* **EXCERPTED DATA**:
################
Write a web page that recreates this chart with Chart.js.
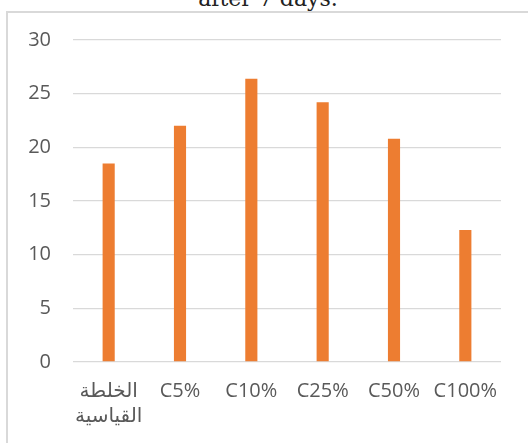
<!DOCTYPE html>
<html>
<head>
<meta charset="utf-8">
<script src="https://cdn.jsdelivr.net/npm/chart.js@4"></script>
<style>
  html, body { margin: 0; padding: 0; background: #fff; overflow: hidden; }
  #wrap { position: relative; width: 528px; height: 443px; overflow: hidden; }
  #frame { position: absolute; left: 6px; top: 11px; width: 700px; height: 700px;
           border: 2px solid #d9d9d9; box-sizing: border-box; }
  #title { position: absolute; left: 268px; top: -12px; transform: translateX(-50%);
           font: 22px "DejaVu Serif", serif; line-height: 22px; color: #222; white-space: nowrap; }
  #c { position: absolute; left: 0; top: 0; }
</style>
</head>
<body>
<div id="wrap">
  <div id="frame"></div>
  <div id="title">after 7 days.</div>
  <canvas id="c" width="528" height="443"></canvas>
</div>
<script>
// Compressive strength per mix
const categories = [["الخلطة", "القياسية"], "C5%", "C10%", "C25%", "C50%", "C100%"];
const strengthValues = [18.5, 22.0, 26.4, 24.2, 20.8, 12.3];
const yTickValues = [0, 5, 10, 15, 20, 25, 30];

const yFont = { family: "'Open Sans', 'DejaVu Sans', sans-serif", size: 20 };
const xFont = { family: "'Open Sans', 'DejaVu Sans', sans-serif", size: 20, lineHeight: 1.25 };

new Chart(document.getElementById('c'), {
  type: 'bar',
  data: {
    labels: categories,
    datasets: [{
      data: strengthValues,
      backgroundColor: '#ED7D31',
      borderWidth: 0,
      barPercentage: 0.17,
      categoryPercentage: 1
    }]
  },
  options: {
    responsive: false,
    animation: false,
    layout: { padding: { left: 0, right: 27, top: 40, bottom: 0 } },
    plugins: { legend: { display: false }, tooltip: { enabled: false }, title: { display: false } },
    scales: {
      x: {
        grid: { display: false, drawTicks: false },
        border: { display: false },
        ticks: { color: '#595959', font: xFont, padding: 17, maxRotation: 0, autoSkip: false },
        afterFit(scale) { scale.height = 81; }
      },
      y: {
        min: 0, max: 30,
        afterBuildTicks(scale) { scale.ticks = yTickValues.map(v => ({ value: v })); },
        grid: { color: '#d9d9d9', lineWidth: 1.3, drawTicks: false },
        border: { display: false },
        ticks: { color: '#595959', font: yFont, padding: 22 },
        afterFit(scale) { scale.width = 73; }
      }
    }
  }
});
</script>
</body>
</html>
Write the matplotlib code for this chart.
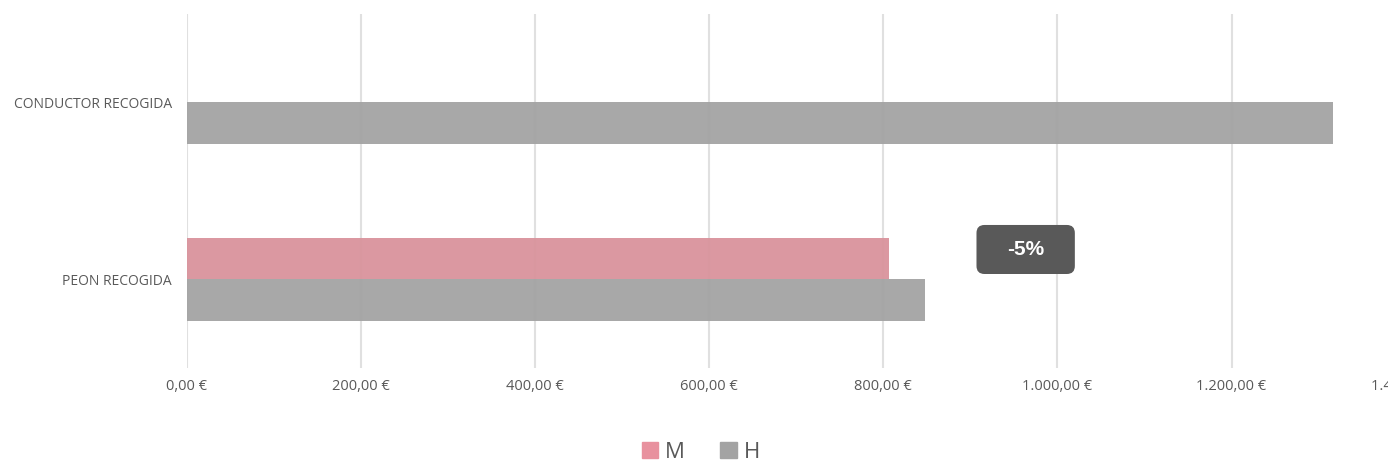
################
* **EXERCISE GOAL**: Transcribe all the records above word for word, without their images.

* **EXERCISE ANSWER**:
Write a web page that recreates this chart with Chart.js.
<!DOCTYPE html>
<html>
<head>
<meta charset="utf-8">
<script src="https://cdn.jsdelivr.net/npm/chart.js@4"></script>
<style>
  html, body { margin: 0; padding: 0; background: #fff; overflow: hidden; }
  #wrap { position: relative; width: 528px; height: 443px; overflow: hidden; }
  #frame { position: absolute; left: 6px; top: 11px; width: 700px; height: 700px;
           border: 2px solid #d9d9d9; box-sizing: border-box; }
  #title { position: absolute; left: 268px; top: -12px; transform: translateX(-50%);
           font: 22px "DejaVu Serif", serif; line-height: 22px; color: #222; white-space: nowrap; }
  #c { position: absolute; left: 0; top: 0; }
</style>
</head>
<body>
<div id="wrap">
  <div id="frame"></div>
  <div id="title">after 7 days.</div>
  <canvas id="c" width="528" height="443"></canvas>
</div>
<script>
// Compressive strength per mix
const categories = [["الخلطة", "القياسية"], "C5%", "C10%", "C25%", "C50%", "C100%"];
const strengthValues = [18.5, 22.0, 26.4, 24.2, 20.8, 12.3];
const yTickValues = [0, 5, 10, 15, 20, 25, 30];

const yFont = { family: "'Open Sans', 'DejaVu Sans', sans-serif", size: 20 };
const xFont = { family: "'Open Sans', 'DejaVu Sans', sans-serif", size: 20, lineHeight: 1.25 };

new Chart(document.getElementById('c'), {
  type: 'bar',
  data: {
    labels: categories,
    datasets: [{
      data: strengthValues,
      backgroundColor: '#ED7D31',
      borderWidth: 0,
      barPercentage: 0.17,
      categoryPercentage: 1
    }]
  },
  options: {
    responsive: false,
    animation: false,
    layout: { padding: { left: 0, right: 27, top: 40, bottom: 0 } },
    plugins: { legend: { display: false }, tooltip: { enabled: false }, title: { display: false } },
    scales: {
      x: {
        grid: { display: false, drawTicks: false },
        border: { display: false },
        ticks: { color: '#595959', font: xFont, padding: 17, maxRotation: 0, autoSkip: false },
        afterFit(scale) { scale.height = 81; }
      },
      y: {
        min: 0, max: 30,
        afterBuildTicks(scale) { scale.ticks = yTickValues.map(v => ({ value: v })); },
        grid: { color: '#d9d9d9', lineWidth: 1.3, drawTicks: false },
        border: { display: false },
        ticks: { color: '#595959', font: yFont, padding: 22 },
        afterFit(scale) { scale.width = 73; }
      }
    }
  }
});
</script>
</body>
</html>
Write the matplotlib code for this chart.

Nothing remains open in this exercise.